Kissinger: War with Iran must be a US decision

In 'Washington Post' interview, Nobel Prize winner says US red lines on Iran must not be used by Israel to justify war.

Henry Kissinger Interview 370 (photo credit: Screenshot)
Henry Kissinger Interview 370
(photo credit: Screenshot)
In an interview with The Washington Post on Friday, former US secretary of state Henry Kissinger said that any decision to go to war with Iran must be an American one, and not subcontracted to Israel.
Kissinger emphasized: "We cannot subcontract the right to go to war. That is an American decision."
Discussing Prime Minister Binyamin Netanyahu's speech to the UN General Assembly calling on the world to draw red lines on the Iranian nuclear threat, Kissinger commented: "Should we make a public announcement [on red lines] that can be used by Israel as a justification for its going to war? That we cannot do."
Kissinger, a Nobel Peace Prize winner, said that the US must define what it means when it is says that nuclear weapons are unacceptable. He said the US should draw a "private red line" which can be "publicly decided in terms of tactical necessities."
The interview focused on the greatest foreign policy challenges facing the future president of the United States.
Commenting on the upcoming US elections, Kissinger revealed: "I am endorsing Governor Romney...he would conduct a responsible foreign policy. I won't go beyond that."
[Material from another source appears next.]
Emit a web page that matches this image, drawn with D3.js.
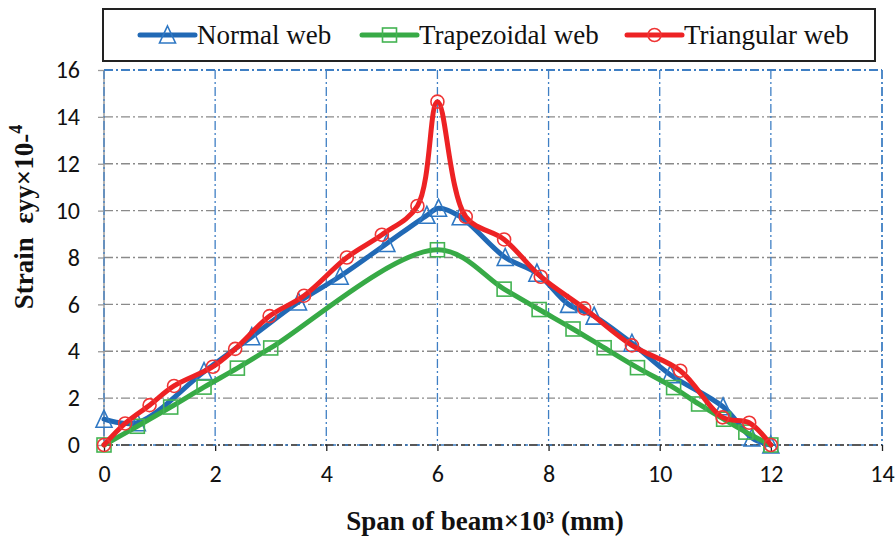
<!DOCTYPE html>
<html><head><meta charset="utf-8">
<script src="https://cdn.jsdelivr.net/npm/d3@7"></script>
<style>
body{margin:0;background:#fff;}
svg{display:block;}
.tick text{font-family:Carlito,Lato,"Open Sans",sans-serif;font-size:24px;fill:#111;}
</style></head>
<body><svg id="c" width="895" height="538"></svg>
<script>
// ---- data ----
const seriesNames = ["Normal web","Trapezoidal web","Triangular web"];
const xTicks = [0,2,4,6,8,10,12,14];
const yTicks = [0,2,4,6,8,10,12,14,16];

const normalX = [0,0.6,1.8,2.66,3.5,4.25,5.09,5.81,6.02,6.41,7.22,7.79,8.36,8.82,9.5,10.19,11.14,11.66,12];
const normalY = [1.1,0.95,3.13,4.62,6.1,7.2,8.6,9.8,10.1,9.74,8.0,7.33,6.0,5.5,4.34,3.0,1.63,0.3,0];

const trapX = [0,0.6,1.2,1.8,2.4,3.0,6.0,7.2,7.83,8.44,9.0,9.6,10.25,10.7,11.15,11.55,12];
const trapY = [0,0.8,1.62,2.47,3.28,4.14,8.33,6.65,5.78,4.95,4.15,3.3,2.45,1.75,1.1,0.55,0];

const triX = [0,0.38,0.82,1.26,1.96,2.36,2.98,3.6,4.37,5.0,5.64,6.0,6.51,7.2,7.86,8.64,9.5,10.37,11.13,11.61,12];
const triY = [0,0.92,1.7,2.52,3.34,4.1,5.5,6.37,8.0,8.97,10.2,14.65,9.74,8.77,7.18,5.83,4.25,3.17,1.18,0.95,0];

// ---- chart ----
const svg = d3.select("#c");
const L=104,R=882,T=70,B=445;
const x = d3.scaleLinear().domain([0,14]).range([L,R]);
const y = d3.scaleLinear().domain([0,16]).range([B,T]);
const dashDot = "9,3,2,3";
const gridBlue = "#3f7fc4", gridGray="#8a8a8a";

// horizontal grid (gray)
svg.append("g").selectAll("line").data(yTicks.filter(v=>v>0&&v<16)).join("line")
  .attr("x1",L).attr("x2",R).attr("y1",d=>y(d)).attr("y2",d=>y(d))
  .attr("stroke",gridGray).attr("stroke-width",1.3).attr("stroke-dasharray",dashDot);
// left axis line (gray solid)
svg.append("line").attr("x1",L).attr("x2",L).attr("y1",T).attr("y2",B)
  .attr("stroke","#9a9a9a").attr("stroke-width",1.5);
// vertical grid (blue)
svg.append("g").selectAll("line").data(xTicks).join("line")
  .attr("x1",d=>x(d)).attr("x2",d=>x(d)).attr("y1",T).attr("y2",B)
  .attr("stroke",gridBlue).attr("stroke-width",d=>d===14?1.8:1.3).attr("stroke-dasharray",dashDot);
// top border (blue)
svg.append("line").attr("x1",L).attr("x2",R).attr("y1",y(16)).attr("y2",y(16))
  .attr("stroke",gridBlue).attr("stroke-width",1.8).attr("stroke-dasharray",dashDot);

// axes
const yAxis = d3.axisLeft(y).tickValues(yTicks).tickSize(6).tickPadding(18).tickFormat(d3.format("d"));
const gy = svg.append("g").attr("transform",`translate(${L},0)`).call(yAxis);
gy.select(".domain").remove();
gy.selectAll(".tick line").attr("stroke","#9a9a9a").attr("stroke-width",1.3);

const xAxis = d3.axisBottom(x).tickValues(xTicks).tickSize(6).tickPadding(14).tickFormat(d3.format("d"));
const gx = svg.append("g").attr("transform",`translate(0,${B})`).call(xAxis);
gx.select(".domain").attr("stroke","#222").attr("stroke-width",1.5).attr("stroke-dasharray",dashDot).attr("d",`M${L},0H${R}`);
gx.selectAll(".tick line").attr("stroke","#222").attr("stroke-width",1.3);
svg.append("line").attr("x1",L).attr("x2",R).attr("y1",B).attr("y2",B)
  .attr("stroke",gridBlue).attr("stroke-width",1.3).attr("stroke-dasharray","3,9").attr("stroke-dashoffset",-1);

// series
const series = [
  {name:seriesNames[0], xs:normalX, ys:normalY, line:"#2169b5", mk:"#2f78c4", shape:"tri"},
  {name:seriesNames[1], xs:trapX,   ys:trapY,   line:"#37aa46", mk:"#43b352", shape:"sq"},
  {name:seriesNames[2], xs:triX,    ys:triY,    line:"#ed2224", mk:"#ef3535", shape:"circ"}
];
const lineGen = d3.line().x(d=>x(d[0])).y(d=>y(d[1])).curve(d3.curveCatmullRom.alpha(0.5));

function marker(g, shape, color, cx, cy){
  if(shape==="tri"){
    g.append("path").attr("d",`M${cx},${cy-9}L${cx+8},${cy+8}L${cx-8},${cy+8}Z`)
     .attr("fill","none").attr("stroke",color).attr("stroke-width",1.6);
  } else if(shape==="sq"){
    g.append("rect").attr("x",cx-7).attr("y",cy-7).attr("width",14).attr("height",14)
     .attr("fill","none").attr("stroke",color).attr("stroke-width",1.6);
  } else {
    g.append("circle").attr("cx",cx).attr("cy",cy).attr("r",6.5)
     .attr("fill","none").attr("stroke",color).attr("stroke-width",1.6);
  }
}

series.forEach(s=>{
  const pts = s.xs.map((v,i)=>[v,s.ys[i]]);
  const g = svg.append("g");
  g.append("path").datum(pts).attr("d",lineGen).attr("fill","none")
    .attr("stroke",s.line).attr("stroke-width",5).attr("stroke-linejoin","round").attr("stroke-linecap","round");
  pts.forEach(p=>marker(g,s.shape,s.mk,x(p[0]),y(p[1])));
});

// legend
const lg = svg.append("g");
lg.append("rect").attr("x",103).attr("y",9).attr("width",772).attr("height",52)
  .attr("fill","#fff").attr("stroke","#222").attr("stroke-width",2);
const legPos = [140,362,627];
series.forEach((s,i)=>{
  const x0 = legPos[i], cy=35;
  lg.append("line").attr("x1",x0).attr("x2",x0+55).attr("y1",cy).attr("y2",cy)
    .attr("stroke",s.line).attr("stroke-width",5).attr("stroke-linecap","round");
  marker(lg,s.shape,s.mk,x0+27.5,cy);
  lg.append("text").attr("x",x0+57).attr("y",cy).attr("dy","0.35em")
    .attr("font-family","'Liberation Serif','Times New Roman',serif").attr("font-size",27)
    .attr("fill","#111").text(s.name);
});

// axis titles
svg.append("text").attr("x",(L+R)/2-8).attr("y",521).attr("dy","0.35em").attr("text-anchor","middle")
  .attr("font-family","'Liberation Serif','Times New Roman',serif").attr("font-weight","bold").attr("font-size",27)
  .attr("fill","#111").text("Span of beam×10³ (mm)");

const yt = svg.append("text").attr("transform","translate(33,217) rotate(-90)").attr("text-anchor","middle")
  .attr("font-family","'Liberation Serif','Times New Roman',serif").attr("font-weight","bold").attr("font-size",27)
  .attr("fill","#111").attr("xml:space","preserve");
yt.append("tspan").text("Strain  εyy×10-");
yt.append("tspan").attr("dy",-11).attr("font-size",18).text("4");
</script></body></html>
Last July, during a keynote speech at the opening of President Shimon Peres’s fourth annual Facing Tomorrow conference, Kissinger noted that the UN Security Council has stated for a decade that a military nuclear program in Iran was unacceptable.
While now the world powers see a need for diplomacy, Kissinger said that “a point will be reached where they will have to define what they mean by unacceptable, and how that should be implemented.”
This moment, Kissinger declared at the conference, is approaching in the months ahead, “and it is something we should all do together.”